:: Records shown ::
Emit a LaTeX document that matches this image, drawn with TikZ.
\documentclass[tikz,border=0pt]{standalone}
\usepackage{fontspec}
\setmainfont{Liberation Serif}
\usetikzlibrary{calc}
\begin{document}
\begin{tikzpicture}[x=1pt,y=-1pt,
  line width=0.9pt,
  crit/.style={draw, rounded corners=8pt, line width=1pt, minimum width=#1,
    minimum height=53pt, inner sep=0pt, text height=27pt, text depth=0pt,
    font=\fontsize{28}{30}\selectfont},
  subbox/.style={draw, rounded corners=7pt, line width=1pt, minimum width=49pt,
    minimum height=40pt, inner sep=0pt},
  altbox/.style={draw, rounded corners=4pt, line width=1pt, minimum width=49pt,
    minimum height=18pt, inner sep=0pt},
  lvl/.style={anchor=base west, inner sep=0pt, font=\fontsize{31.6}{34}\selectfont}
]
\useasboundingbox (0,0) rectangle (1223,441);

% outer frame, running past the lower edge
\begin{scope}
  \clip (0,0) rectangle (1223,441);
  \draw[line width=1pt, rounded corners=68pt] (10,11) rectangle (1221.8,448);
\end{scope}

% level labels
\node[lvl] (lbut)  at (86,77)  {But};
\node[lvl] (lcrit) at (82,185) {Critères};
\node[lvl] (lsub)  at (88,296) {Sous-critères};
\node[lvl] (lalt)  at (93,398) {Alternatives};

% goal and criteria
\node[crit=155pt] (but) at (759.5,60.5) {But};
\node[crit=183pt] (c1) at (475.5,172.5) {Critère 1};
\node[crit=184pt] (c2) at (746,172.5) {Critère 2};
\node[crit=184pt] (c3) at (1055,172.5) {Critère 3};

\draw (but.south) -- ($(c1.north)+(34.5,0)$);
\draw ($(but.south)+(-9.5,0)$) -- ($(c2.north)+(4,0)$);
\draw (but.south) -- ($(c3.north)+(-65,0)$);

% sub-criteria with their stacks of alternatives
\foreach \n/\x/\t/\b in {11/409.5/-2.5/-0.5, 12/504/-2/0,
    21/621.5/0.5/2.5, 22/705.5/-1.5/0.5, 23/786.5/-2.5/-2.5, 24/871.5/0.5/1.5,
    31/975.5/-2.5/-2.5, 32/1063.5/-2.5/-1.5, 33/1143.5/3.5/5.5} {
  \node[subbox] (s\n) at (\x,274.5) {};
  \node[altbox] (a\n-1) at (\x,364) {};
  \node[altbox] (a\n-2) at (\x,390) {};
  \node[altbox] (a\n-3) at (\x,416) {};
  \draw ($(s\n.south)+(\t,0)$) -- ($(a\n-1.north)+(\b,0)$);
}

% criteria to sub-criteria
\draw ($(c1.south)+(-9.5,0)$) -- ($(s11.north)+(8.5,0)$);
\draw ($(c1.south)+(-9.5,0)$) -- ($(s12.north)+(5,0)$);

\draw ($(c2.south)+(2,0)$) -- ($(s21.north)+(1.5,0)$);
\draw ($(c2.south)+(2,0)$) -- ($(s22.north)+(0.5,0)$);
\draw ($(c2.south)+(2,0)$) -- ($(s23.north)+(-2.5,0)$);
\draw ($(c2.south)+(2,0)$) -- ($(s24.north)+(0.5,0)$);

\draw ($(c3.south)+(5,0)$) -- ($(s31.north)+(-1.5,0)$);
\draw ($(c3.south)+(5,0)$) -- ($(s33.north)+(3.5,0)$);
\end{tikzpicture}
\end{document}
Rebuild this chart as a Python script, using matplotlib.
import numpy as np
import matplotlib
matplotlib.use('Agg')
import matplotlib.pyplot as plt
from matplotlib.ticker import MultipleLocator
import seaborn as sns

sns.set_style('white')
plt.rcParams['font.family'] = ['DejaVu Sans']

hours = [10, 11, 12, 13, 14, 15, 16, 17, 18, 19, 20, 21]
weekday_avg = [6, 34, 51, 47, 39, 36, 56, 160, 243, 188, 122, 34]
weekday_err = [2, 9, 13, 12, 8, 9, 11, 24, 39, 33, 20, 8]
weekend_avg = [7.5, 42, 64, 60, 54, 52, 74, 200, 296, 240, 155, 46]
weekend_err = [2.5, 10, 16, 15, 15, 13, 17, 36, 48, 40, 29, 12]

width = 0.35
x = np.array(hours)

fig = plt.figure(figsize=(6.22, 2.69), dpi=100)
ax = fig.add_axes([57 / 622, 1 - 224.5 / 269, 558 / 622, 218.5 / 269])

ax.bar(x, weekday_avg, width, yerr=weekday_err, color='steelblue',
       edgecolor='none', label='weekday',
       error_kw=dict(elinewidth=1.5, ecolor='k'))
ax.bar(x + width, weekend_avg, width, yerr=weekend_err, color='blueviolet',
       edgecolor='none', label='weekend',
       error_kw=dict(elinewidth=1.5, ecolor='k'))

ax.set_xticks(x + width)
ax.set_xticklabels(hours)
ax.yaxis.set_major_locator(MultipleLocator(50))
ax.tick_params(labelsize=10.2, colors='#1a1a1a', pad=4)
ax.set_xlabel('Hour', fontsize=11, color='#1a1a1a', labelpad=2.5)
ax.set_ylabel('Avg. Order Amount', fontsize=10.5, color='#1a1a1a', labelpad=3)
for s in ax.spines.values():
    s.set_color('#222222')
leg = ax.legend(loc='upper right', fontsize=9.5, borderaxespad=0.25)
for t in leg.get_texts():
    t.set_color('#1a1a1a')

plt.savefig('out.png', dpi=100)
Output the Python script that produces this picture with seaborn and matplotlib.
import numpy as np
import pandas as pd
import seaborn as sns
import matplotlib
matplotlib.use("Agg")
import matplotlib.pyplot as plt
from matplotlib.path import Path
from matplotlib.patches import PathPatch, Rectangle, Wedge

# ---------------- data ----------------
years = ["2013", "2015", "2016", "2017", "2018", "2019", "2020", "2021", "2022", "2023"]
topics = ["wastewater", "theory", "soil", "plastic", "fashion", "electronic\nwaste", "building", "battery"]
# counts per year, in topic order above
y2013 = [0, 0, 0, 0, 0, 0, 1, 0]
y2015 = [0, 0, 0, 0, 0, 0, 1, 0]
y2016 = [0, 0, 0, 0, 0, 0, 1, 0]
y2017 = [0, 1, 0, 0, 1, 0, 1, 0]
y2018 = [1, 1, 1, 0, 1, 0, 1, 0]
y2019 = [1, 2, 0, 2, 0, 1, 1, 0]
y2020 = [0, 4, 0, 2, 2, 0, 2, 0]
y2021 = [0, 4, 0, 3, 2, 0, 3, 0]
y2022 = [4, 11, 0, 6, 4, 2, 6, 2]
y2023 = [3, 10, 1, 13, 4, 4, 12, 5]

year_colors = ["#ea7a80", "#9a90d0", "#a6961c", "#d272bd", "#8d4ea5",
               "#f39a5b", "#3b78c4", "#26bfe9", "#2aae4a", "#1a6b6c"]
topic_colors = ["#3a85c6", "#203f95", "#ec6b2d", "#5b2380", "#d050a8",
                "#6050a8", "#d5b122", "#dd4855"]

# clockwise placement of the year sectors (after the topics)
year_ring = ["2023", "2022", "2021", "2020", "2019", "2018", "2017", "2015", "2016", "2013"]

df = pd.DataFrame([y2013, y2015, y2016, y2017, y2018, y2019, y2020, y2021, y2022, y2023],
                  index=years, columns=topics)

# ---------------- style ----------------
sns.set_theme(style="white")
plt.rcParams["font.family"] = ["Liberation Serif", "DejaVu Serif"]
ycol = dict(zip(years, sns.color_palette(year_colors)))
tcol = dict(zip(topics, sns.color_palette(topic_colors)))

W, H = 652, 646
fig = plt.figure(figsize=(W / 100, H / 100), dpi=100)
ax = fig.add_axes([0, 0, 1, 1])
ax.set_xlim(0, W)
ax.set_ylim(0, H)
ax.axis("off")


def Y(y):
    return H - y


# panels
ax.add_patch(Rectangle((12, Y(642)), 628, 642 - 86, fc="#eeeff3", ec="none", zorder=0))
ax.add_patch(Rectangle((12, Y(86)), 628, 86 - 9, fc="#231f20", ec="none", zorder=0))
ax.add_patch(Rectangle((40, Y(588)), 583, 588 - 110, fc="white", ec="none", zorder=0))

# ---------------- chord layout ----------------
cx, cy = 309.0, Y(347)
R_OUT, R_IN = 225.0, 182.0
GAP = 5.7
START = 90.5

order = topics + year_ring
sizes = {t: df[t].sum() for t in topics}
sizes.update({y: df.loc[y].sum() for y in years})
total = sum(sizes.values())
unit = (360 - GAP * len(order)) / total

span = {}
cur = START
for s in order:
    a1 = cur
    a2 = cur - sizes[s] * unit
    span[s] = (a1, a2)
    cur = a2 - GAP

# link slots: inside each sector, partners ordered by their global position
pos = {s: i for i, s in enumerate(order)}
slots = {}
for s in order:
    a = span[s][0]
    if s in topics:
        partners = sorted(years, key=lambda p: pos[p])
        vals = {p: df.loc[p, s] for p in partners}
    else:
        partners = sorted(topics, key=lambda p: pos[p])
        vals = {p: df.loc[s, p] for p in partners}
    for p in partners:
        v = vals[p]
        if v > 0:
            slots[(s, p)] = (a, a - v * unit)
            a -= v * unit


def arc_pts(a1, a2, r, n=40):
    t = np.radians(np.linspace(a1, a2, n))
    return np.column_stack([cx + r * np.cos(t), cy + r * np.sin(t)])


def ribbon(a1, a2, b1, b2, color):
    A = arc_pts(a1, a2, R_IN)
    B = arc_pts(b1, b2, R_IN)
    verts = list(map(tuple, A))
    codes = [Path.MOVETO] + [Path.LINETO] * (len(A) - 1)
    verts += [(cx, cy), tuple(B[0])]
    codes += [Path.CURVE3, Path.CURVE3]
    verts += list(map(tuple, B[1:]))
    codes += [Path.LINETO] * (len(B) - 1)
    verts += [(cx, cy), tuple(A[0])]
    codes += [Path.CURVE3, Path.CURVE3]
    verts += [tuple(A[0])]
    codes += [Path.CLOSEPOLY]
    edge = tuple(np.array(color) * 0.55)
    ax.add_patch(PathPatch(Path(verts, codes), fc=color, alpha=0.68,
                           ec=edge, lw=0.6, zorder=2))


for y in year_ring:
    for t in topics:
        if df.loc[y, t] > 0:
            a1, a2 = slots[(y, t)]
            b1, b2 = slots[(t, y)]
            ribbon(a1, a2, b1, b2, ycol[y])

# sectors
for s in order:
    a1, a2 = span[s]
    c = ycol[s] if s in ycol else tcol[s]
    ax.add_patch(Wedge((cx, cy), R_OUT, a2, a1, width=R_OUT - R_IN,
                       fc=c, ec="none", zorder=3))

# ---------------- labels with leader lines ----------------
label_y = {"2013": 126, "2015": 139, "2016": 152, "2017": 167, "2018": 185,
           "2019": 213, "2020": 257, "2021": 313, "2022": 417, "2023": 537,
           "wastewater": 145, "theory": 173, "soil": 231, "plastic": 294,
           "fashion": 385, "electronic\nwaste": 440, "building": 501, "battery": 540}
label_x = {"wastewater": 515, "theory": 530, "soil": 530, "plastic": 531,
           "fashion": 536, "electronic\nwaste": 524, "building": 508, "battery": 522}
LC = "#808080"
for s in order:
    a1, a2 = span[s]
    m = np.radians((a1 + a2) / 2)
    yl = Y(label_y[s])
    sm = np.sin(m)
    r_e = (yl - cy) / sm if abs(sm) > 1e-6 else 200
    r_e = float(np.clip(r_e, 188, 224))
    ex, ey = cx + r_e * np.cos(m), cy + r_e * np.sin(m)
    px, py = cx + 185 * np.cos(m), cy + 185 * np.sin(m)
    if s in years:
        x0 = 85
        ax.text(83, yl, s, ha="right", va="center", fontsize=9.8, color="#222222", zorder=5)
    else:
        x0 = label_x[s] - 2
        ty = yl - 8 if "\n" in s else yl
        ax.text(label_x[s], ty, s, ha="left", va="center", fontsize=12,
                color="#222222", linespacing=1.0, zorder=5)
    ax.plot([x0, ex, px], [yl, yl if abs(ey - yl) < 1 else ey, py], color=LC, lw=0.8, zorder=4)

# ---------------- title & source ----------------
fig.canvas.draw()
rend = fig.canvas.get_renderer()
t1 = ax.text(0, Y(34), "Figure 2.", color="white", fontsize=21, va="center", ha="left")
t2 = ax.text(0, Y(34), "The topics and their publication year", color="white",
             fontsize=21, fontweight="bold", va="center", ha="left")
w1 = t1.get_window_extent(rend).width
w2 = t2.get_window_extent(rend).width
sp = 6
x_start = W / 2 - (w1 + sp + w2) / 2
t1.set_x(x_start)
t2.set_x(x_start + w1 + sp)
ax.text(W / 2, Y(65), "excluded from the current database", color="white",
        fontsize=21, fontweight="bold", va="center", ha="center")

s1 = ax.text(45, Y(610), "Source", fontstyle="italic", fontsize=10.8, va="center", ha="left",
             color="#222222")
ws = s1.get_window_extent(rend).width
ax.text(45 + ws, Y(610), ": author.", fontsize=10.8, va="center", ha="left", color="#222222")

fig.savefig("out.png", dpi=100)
:::
Stated task »
Please write out exactly the lines from the start of the data through the line that contains "($(c1.south)+(-9.5,0)$) -- ($(s12.north)+(5,0)$);", both ends included, and nothing else.

Response to the exercise »
Emit a LaTeX document that matches this image, drawn with TikZ.
\documentclass[tikz,border=0pt]{standalone}
\usepackage{fontspec}
\setmainfont{Liberation Serif}
\usetikzlibrary{calc}
\begin{document}
\begin{tikzpicture}[x=1pt,y=-1pt,
  line width=0.9pt,
  crit/.style={draw, rounded corners=8pt, line width=1pt, minimum width=#1,
    minimum height=53pt, inner sep=0pt, text height=27pt, text depth=0pt,
    font=\fontsize{28}{30}\selectfont},
  subbox/.style={draw, rounded corners=7pt, line width=1pt, minimum width=49pt,
    minimum height=40pt, inner sep=0pt},
  altbox/.style={draw, rounded corners=4pt, line width=1pt, minimum width=49pt,
    minimum height=18pt, inner sep=0pt},
  lvl/.style={anchor=base west, inner sep=0pt, font=\fontsize{31.6}{34}\selectfont}
]
\useasboundingbox (0,0) rectangle (1223,441);

% outer frame, running past the lower edge
\begin{scope}
  \clip (0,0) rectangle (1223,441);
  \draw[line width=1pt, rounded corners=68pt] (10,11) rectangle (1221.8,448);
\end{scope}

% level labels
\node[lvl] (lbut)  at (86,77)  {But};
\node[lvl] (lcrit) at (82,185) {Critères};
\node[lvl] (lsub)  at (88,296) {Sous-critères};
\node[lvl] (lalt)  at (93,398) {Alternatives};

% goal and criteria
\node[crit=155pt] (but) at (759.5,60.5) {But};
\node[crit=183pt] (c1) at (475.5,172.5) {Critère 1};
\node[crit=184pt] (c2) at (746,172.5) {Critère 2};
\node[crit=184pt] (c3) at (1055,172.5) {Critère 3};

\draw (but.south) -- ($(c1.north)+(34.5,0)$);
\draw ($(but.south)+(-9.5,0)$) -- ($(c2.north)+(4,0)$);
\draw (but.south) -- ($(c3.north)+(-65,0)$);

% sub-criteria with their stacks of alternatives
\foreach \n/\x/\t/\b in {11/409.5/-2.5/-0.5, 12/504/-2/0,
    21/621.5/0.5/2.5, 22/705.5/-1.5/0.5, 23/786.5/-2.5/-2.5, 24/871.5/0.5/1.5,
    31/975.5/-2.5/-2.5, 32/1063.5/-2.5/-1.5, 33/1143.5/3.5/5.5} {
  \node[subbox] (s\n) at (\x,274.5) {};
  \node[altbox] (a\n-1) at (\x,364) {};
  \node[altbox] (a\n-2) at (\x,390) {};
  \node[altbox] (a\n-3) at (\x,416) {};
  \draw ($(s\n.south)+(\t,0)$) -- ($(a\n-1.north)+(\b,0)$);
}

% criteria to sub-criteria
\draw ($(c1.south)+(-9.5,0)$) -- ($(s11.north)+(8.5,0)$);
\draw ($(c1.south)+(-9.5,0)$) -- ($(s12.north)+(5,0)$);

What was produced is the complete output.